C’è tensione nel mondo dell’editoria. I giornalisti hanno deciso un pacchetto di 5 giorni di sciopero a seguito dell’interruzione delle trattative del rinnovo del contratto, scaduto 9 anni fa. Le proposte della Federazione degli editori sono state considerate inaccettabili dalla segretaria della Fnsi Alessandra Costante (nella foto). L’inflazione calcolata dall’Istat al 19,3 per cento ha reso più povera la categoria. La Fieg inoltre chiede d’inserire un contratto d’ingresso (salari più bassi per i nuovi assunti) senza la certezza di stabilizzazioni in organico. Ancora più grave è la situazione dei poligrafici. Sono circa due anni di battaglie dopo la liquidazione del Fondo di previdenza integrativa, ma obbligatorio, Casella. È accaduto che il 2 dicembre 2024 le confederazioni sindacali Cgil, Cisl, Uil e la Federazione editori hanno sottoscritto un accordo collettivo per la sua liquidazione volontaria e per la prosecuzione della forma pensionistica complementare presso il Fondo Byblos, un istituto nazionale complementare per i lavoratori delle aziende esercenti l’industria della carta e del cartone, delle aziende grafiche ed editoriali. Il grave errore di prospettiva avvenne nel 1958 quando nel 1958 il Fondo Fiorenzo Casella venne considerato il fondo delle vedove.
Va ricordato che eravamo ancora nel periodo delle tipografie con linotype a caldo, dove si respiravano vapori di piombo, tra rumori, sudore e inchiostro. Si pensò che a fronte di una riduzione delle aspettative di vita la pensione integrativa diventava una necessità per i sopravvissuti e per le vedove. Poligrafici e giornalisti fecero un passo avanti nella tutela della salute quando nel corso degli anni Ottanta avvenne la rivoluzione portata dalla fotocomposizione. Addio lingotti di piombo, addio bottiglie di latte.
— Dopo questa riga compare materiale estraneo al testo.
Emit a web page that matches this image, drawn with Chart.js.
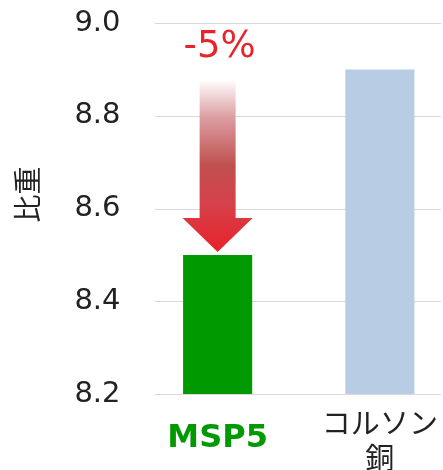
<!DOCTYPE html>
<html>
<head>
<meta charset="utf-8">
<script src="https://cdn.jsdelivr.net/npm/chart.js@4.4.1/dist/chart.umd.min.js"></script>
<style>
  html,body{margin:0;padding:0;overflow:hidden;background:#fff;}
  #wrap{width:470px;height:470px;position:relative;}
</style>
</head>
<body>
<div id="wrap"><canvas id="chart"></canvas></div>
<script>
// data
const categories = [["MSP5"], ["コルソン", "銅"]];
const values = [8.5, 8.9];
const barColors = ["#009a00", "#b8cce4"];
const labelColors = ["#009a00", "#222222"];
const yTicks = [8.2, 8.4, 8.6, 8.8, 9.0];
const arrowLabel = "-5%";
const yTitle = "\u3000比重";

// light gridlines, drawn only across the visible plot part
const gridPlugin = {
    id: "gridPart",
    beforeDatasetsDraw(chart){
        const c = chart.ctx, y = chart.scales.y;
        c.save();
        c.strokeStyle = "#d9d9d9";
        c.lineWidth = 1;
        yTicks.forEach(v=>{
            const py = Math.round(y.getPixelForValue(v)) + 0.5;
            c.beginPath();
            c.moveTo(155, py);
            c.lineTo(441, py);
            c.stroke();
        });
        c.restore();
    }
};

// gradient arrow + "-5%" over the first bar
const arrowPlugin = {
    id: "arrow",
    afterDatasetsDraw(chart){
        const c = chart.ctx, y = chart.scales.y;
        const bar = chart.getDatasetMeta(0).data[0];
        const cx = bar.x;
        const top = y.getPixelForValue(values[1]) + 10;
        const tip = y.getPixelForValue(values[0]) - 3;
        const headH = 34, shaftW = 18, headW = 35;
        const g = c.createLinearGradient(0, top, 0, tip);
        g.addColorStop(0, "rgba(255,255,255,1)");
        g.addColorStop(0.22, "#dc9ea2");
        g.addColorStop(0.5, "#c0504f");
        g.addColorStop(0.72, "#d6414a");
        g.addColorStop(1, "#e8222a");
        c.save();
        c.fillStyle = g;
        c.beginPath();
        c.moveTo(cx - shaftW, top);
        c.lineTo(cx + shaftW, top);
        c.lineTo(cx + shaftW, tip - headH);
        c.lineTo(cx + headW, tip - headH);
        c.lineTo(cx, tip);
        c.lineTo(cx - headW, tip - headH);
        c.lineTo(cx - shaftW, tip - headH);
        c.closePath();
        c.fill();
        c.fillStyle = "#e8232a";
        c.font = "37px 'DejaVu Sans'";
        c.textAlign = "center";
        c.textBaseline = "middle";
        c.fillText(arrowLabel, cx + 2, 47);
        c.restore();
    }
};

new Chart(document.getElementById("chart"), {
    type: "bar",
    data: {
        labels: categories,
        datasets: [{
            data: values,
            backgroundColor: barColors,
            barPercentage: 0.426,
            categoryPercentage: 1
        }]
    },
    options: {
        responsive: true,
        maintainAspectRatio: false,
        animation: false,
        layout: { padding: { top: 23, left: 0, right: 9, bottom: 0 } },
        plugins: { legend: { display: false }, tooltip: { enabled: false } },
        scales: {
            x: {
                grid: { display: false },
                border: { display: false },
                afterFit(s){ s.height = 76; },
                ticks: {
                    maxRotation: 0,
                    autoSkip: false,
                    padding: 21,
                    crossAlign: "center",
                    color: ctx => labelColors[ctx.index],
                    font: ctx => ctx.index === 0
                        ? { family: "'DejaVu Sans'", size: 32, weight: "bold", lineHeight: 1.2 }
                        : { family: "'Noto Sans CJK JP'", size: 29, lineHeight: 1.2 }
                }
            },
            y: {
                min: 8.2,
                max: 9.0,
                grid: { display: false, drawTicks: false },
                border: { display: false },
                afterFit(s){ s.width = 136.5; s.paddingTop = 0; s.paddingBottom = 0; },
                afterBuildTicks(s){ s.ticks = yTicks.map(v=>({ value: v })); },
                ticks: {
                    padding: 16,
                    color: "#222222",
                    font: { family: "'DejaVu Sans'", size: 29 },
                    callback: v => v.toFixed(1)
                },
                title: {
                    display: true,
                    text: yTitle,
                    color: "#222222",
                    padding: { top: 11, bottom: 0 },
                    font: { family: "'Noto Sans CJK JP'", size: 28, lineHeight: 1.2 }
                }
            }
        }
    },
    plugins: [gridPlugin, arrowPlugin]
});
</script>
</body>
</html>
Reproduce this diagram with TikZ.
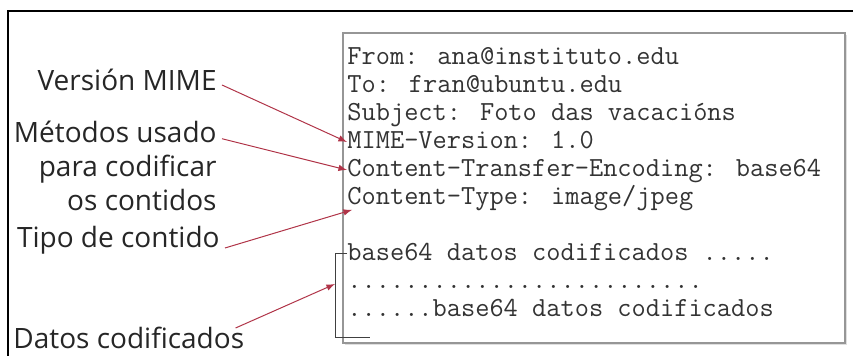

Il risvolto del miglioramento delle condizioni di lavoro fu l’inizio di una profonda crisi del settore dell’editoria. Nell’agosto del 1981 il presidente della Repubblica Sandro Pertini firmò la nuova legge che conteneva gli ammortizzatori sociali. Con le norme della “416” era consentito agli editori di dichiarare lo stato di crisi ed ottenere i finanziamenti dello Stato, prepensionare i cosiddetti “esuberi”. Il numero dei giornalisti diminuisce, i contrati sono sempre più leggeri, avanza la precarietà.
Per i poligrafici, dopo un primo taglio, il Fondo Casella venne trasformato, favorendo l’uscita anticipata dagli organici e l’utilizzo della cassa integrazione. La governance del Fondo pensionistico (integrativo ma obbligatorio) divisa al 50 per cento tra editori e la triplice sindacale fa registrare per decenni una cattiva gestione e la svendita del patrimonio immobiliare, fino al suo azzeramento. Anche l’Inpgi vendette centinaia di case. Tra una sofferenza e l’altra si arriva all’accordo del 2 dicembre 2024 quando le confederazioni sindacali decidono di abbandonare uno dei pilastri della previdenza sociale. La storia del Fondo e le sue conseguenze sono stati illustrati dal commissario Eugenio Ruggiero nell’audizione presso la Commissione parlamentare di controllo delle attività degli enti gestori di forme obbligatorie di previdenza e assistenza sociale, presieduta da Alberto Bagnai. La sfavorevole evoluzione iscritti-pensionati del comparto editoriale ha inciso sulla sostenibilità dell’organismo. Oggi il Fondo Casella ha in essere l’erogazione di 17.285 trattamenti pensionistici in favore di 11.488 pensionati diretti o indiretti. Da qualche anno è stato costituito un coordinamento di poligrafici che chiede la tutela di quanti hanno versato consistenti somme di denaro e i pochi lavoratori rimasti nel settore.